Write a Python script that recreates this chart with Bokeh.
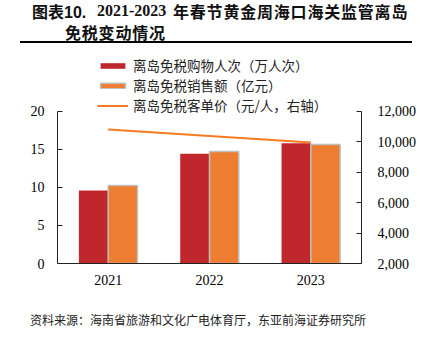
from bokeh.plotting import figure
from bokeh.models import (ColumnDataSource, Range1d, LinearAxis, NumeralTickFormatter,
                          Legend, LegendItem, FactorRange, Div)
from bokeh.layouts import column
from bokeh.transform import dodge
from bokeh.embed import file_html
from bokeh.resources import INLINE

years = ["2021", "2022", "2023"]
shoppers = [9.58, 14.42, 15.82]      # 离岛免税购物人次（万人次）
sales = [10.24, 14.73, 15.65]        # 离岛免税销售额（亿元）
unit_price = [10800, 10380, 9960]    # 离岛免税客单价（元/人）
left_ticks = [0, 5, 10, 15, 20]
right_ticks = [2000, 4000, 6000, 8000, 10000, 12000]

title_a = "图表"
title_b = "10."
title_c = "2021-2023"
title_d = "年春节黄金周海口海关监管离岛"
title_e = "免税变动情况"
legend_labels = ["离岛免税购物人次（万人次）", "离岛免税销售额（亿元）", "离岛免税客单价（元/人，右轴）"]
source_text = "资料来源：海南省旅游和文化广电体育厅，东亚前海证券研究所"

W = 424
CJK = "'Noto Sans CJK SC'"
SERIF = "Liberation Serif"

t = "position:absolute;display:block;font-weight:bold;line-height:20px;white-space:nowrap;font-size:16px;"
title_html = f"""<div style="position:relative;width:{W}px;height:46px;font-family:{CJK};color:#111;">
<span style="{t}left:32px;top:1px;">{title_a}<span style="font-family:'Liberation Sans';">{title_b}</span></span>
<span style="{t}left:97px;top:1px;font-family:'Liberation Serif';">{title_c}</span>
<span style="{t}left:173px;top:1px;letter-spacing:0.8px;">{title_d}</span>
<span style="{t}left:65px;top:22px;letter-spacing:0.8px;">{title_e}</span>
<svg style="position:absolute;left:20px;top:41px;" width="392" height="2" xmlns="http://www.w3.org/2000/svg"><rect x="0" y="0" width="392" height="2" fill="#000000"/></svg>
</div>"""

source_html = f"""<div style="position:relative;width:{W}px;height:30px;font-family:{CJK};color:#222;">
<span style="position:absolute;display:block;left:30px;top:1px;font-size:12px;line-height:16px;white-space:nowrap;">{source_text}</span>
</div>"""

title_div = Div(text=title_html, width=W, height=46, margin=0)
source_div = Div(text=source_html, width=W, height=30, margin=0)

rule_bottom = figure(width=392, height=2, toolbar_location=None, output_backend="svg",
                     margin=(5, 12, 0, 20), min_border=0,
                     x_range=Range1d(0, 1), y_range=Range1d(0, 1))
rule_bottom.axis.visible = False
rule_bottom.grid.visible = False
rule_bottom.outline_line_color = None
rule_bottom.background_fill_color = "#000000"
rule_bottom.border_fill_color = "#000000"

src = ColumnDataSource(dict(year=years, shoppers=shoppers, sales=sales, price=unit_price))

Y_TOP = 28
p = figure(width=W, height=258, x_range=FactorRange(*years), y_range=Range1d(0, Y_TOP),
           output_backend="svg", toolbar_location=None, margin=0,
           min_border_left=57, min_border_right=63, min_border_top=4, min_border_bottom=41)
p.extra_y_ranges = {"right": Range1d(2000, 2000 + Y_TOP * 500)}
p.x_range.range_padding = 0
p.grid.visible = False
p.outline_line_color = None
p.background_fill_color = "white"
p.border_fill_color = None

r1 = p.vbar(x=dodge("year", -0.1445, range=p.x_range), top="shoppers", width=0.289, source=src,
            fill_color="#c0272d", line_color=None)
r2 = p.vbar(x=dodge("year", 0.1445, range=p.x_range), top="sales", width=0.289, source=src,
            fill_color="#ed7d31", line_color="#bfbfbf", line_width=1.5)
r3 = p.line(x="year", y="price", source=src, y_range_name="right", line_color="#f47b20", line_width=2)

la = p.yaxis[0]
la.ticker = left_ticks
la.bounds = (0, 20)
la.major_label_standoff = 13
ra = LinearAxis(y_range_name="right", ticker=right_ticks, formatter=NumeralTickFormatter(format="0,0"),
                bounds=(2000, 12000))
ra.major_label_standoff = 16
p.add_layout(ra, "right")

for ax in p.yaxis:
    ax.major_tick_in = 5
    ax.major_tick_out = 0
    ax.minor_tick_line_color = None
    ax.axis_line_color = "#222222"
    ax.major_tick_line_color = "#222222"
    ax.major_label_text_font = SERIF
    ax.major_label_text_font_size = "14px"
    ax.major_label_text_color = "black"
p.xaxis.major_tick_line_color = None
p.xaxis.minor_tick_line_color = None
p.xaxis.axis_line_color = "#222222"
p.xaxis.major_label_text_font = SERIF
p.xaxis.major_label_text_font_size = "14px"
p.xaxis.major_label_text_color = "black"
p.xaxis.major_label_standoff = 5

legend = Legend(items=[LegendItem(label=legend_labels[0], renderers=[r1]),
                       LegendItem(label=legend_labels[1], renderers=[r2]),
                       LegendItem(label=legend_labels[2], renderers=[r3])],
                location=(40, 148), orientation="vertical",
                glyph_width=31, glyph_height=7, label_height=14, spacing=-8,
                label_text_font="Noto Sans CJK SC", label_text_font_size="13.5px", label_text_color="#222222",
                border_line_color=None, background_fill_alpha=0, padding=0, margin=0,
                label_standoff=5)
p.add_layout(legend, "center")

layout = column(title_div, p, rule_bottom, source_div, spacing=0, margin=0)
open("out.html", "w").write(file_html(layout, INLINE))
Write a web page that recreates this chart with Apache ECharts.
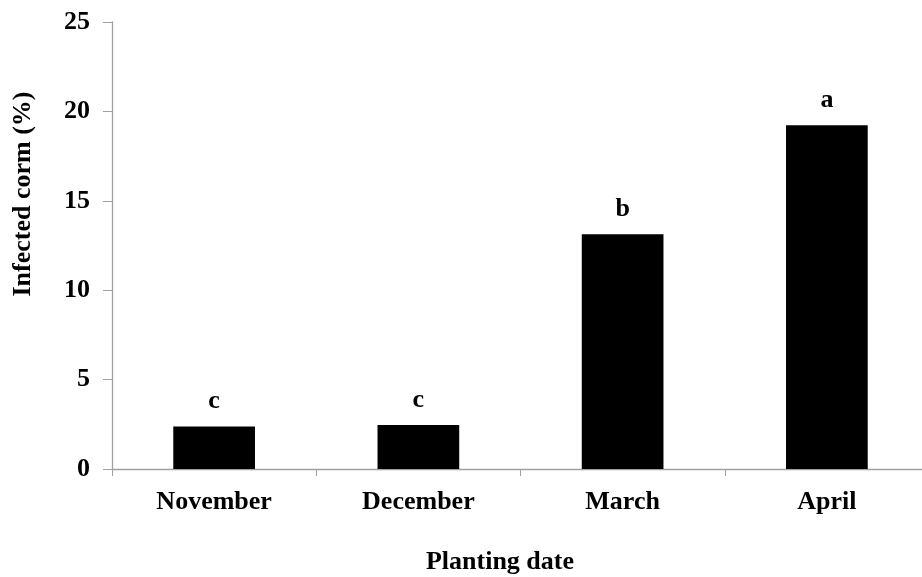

**YOUR GOAL:**
Find the word "that" and list each line it appears in.

**WRITTEN ANSWER:**
Write a Python script that recreates this chart with Bokeh.
Write a web page that recreates this chart with Apache ECharts.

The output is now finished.